The Vienna program started with Jeder Baum spricht, a six-minute overture with an environmentalist program by the Tehran-born Torontonian Iman Habibi. With Payare’s encouragement, the trees shouted as often as they spoke, often together with cinematic amplitude. A Viennese colleague whose judgment I trust thought the piece (premiered in Philadelphia in 2020) needed more time to develop its thematic materials. Its alleged links to Beethoven’s Fifth and Sixth symphonies were imperceptible.
Trifonov’s contribution was Beethoven’s Piano Concerto No. 1 in a performance that balanced good-natured brilliance in the outer movements with quiet poetry in the Largo. As in Schumann, sixteenth notes were strikingly clear, especially in the left hand. Solo encores in both Munich and Vienna were derived from Mikhail Pletnev’s arrangement of music from Tchaikovsky’s The Sleeping Beauty — I think. We live in an age of no announcements from the stage.
There was much joy at a post-concert party in the Konzerthaus. The players I spoke to thought the tour went brilliantly. Some waxed lyrical about their night in the Concertgebouw — despite the tricky onstage acoustics of that famous Amsterdam venue. (By the time the concert is finished, one wind principal observed, you have the place figured out.)
Ticket sales (the Vienna concert was sold out) spoke for themselves. Reviews were positive, if occasionally dotted with reservations. Der Standard (Vienna) noted “lots of physical strength, little metaphysics” in Eine Alpensinfonie. The Guardian (London) gave four out of five stars to the tour opener in the Barbican Centre, where the Symphonie fantastique performance “had plenty of colour and pace without quite sustaining its peaks of dramatic intensity.”
There was inevitable commentary on Payare’s extroverted style. “A whirlwind made human” declared the Suddeutsche Zeitung. Of course, the vital thing was to establish the conductor and orchestra as symbiotically linked rather than merely coexisting.
Mission accomplished. But what is the profile of the pairing? The dominance of Berlioz on this tour says something about the indestructible equation in the public consciousness of Montreal with French music — even though the name of Dutoit (the conductor once hailed as the creator of the Montreal sound) did not appear in the biographical notes in the program distributed in the Konzerthaus.

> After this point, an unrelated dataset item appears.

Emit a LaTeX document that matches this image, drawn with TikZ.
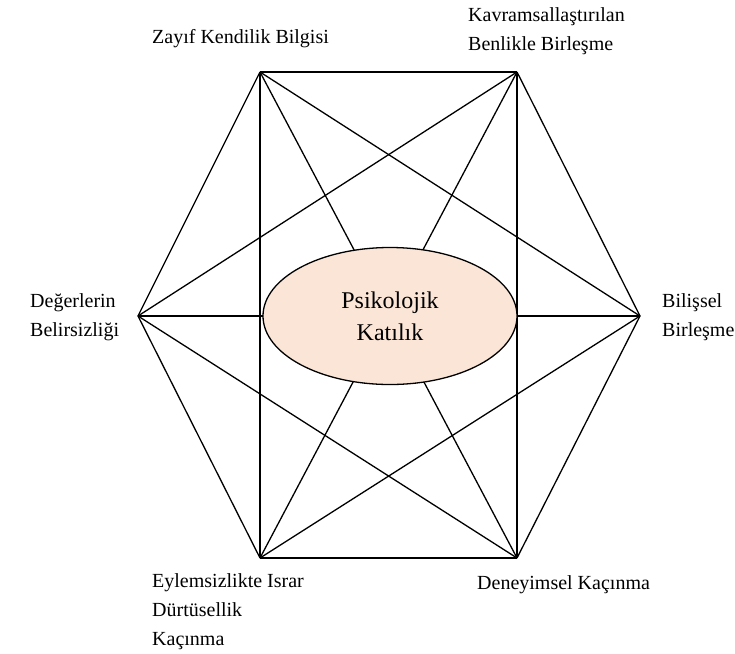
\documentclass[tikz,border=0pt]{standalone}
\usepackage{fontspec}
\setmainfont{Liberation Serif}
\usetikzlibrary{positioning,shapes.geometric}
\definecolor{peach}{HTML}{FBE5D6}

\begin{document}
\begin{tikzpicture}[
  x=1pt,y=-1pt,
  lbl/.style={font=\fontsize{20}{29}\selectfont,align=left,inner sep=0pt,anchor=west},
  edge/.style={line width=1.3pt},
  core/.style={ellipse,draw,line width=1.3pt,fill=peach,minimum width=254pt,minimum height=137pt,
               font=\fontsize{24}{32}\selectfont,align=center}
]
\useasboundingbox (0,0) rectangle (735,653);
% ---------------- hexagon corners ----------------
\coordinate (tl) at (260,72);
\coordinate (tr) at (517,72);
\coordinate (rr) at (640,316);
\coordinate (br) at (517,558);
\coordinate (bl) at (260,558);
\coordinate (ll) at (138,316);
% every corner to every other one
\foreach \a/\b in {tl/tr,tl/rr,tl/br,tl/bl,tl/ll,tr/rr,tr/br,tr/bl,tr/ll,
                   rr/br,rr/bl,rr/ll,br/bl,br/ll,bl/ll}
  \draw[edge,line join=round] (\a) -- (\b);

% ---------------- centre ----------------
\node[core] (pk) at (390,316) {Psikolojik\\Katılık};

% ---------------- labels ----------------
\node[lbl] (zkb) at (152,39) {Zayıf Kendilik Bilgisi};
\node[lbl] (kbb) at (468,31) {Kavramsallaştırılan\\Benlikle Birleşme};
\node[lbl] (db)  at (30,317) {Değerlerin\\Belirsizliği};
\node[lbl] (bb)  at (662,317) {Bilişsel\\Birleşme};
\node[lbl] (eid) at (152,612) {Eylemsizlikte Israr\\Dürtüsellik\\Kaçınma};
\node[lbl] (dk)  at (477,585) {Deneyimsel Kaçınma};
\end{tikzpicture}
\end{document}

Nagano’s attempts to Beethovenize the OSM were well-intentioned but inconclusive. Payare is fond of big repertoire, having opened the 2024-25 season with Schoenberg’s incomparably capacious Gurre-lieder. He says he is prepared to “capitalize” on the lingering (if now historical) fame of the OSM discography on Decca but seeks an echt sonority for his Mahler and Strauss recordings on Pentatone. “Not Mah-lair,” he clarifies. “Mahler.”
Also part of the OSM sonic equation are the many new players, especially in woodwind positions. Liedtke, recruited from the Toronto Symphony Orchestra, is an excellent addition but his sound is plummier and less “French” than that of Ted Baskin, the longtime oboe principal he succeeded this year.
Even if the OSM sound is fated to evolve, these concerts offered evidence that the orchestra’s core of quality will hold firm. As for repertoire, Payare’s serious intentions are beyond question. Asked how he felt about the recent rise of “Beethoven Blues” by the pianist-bandleader Jon Batiste to the top of the Billboard classical chart, the maestro responded without hesitation: “I have no idea who that is.”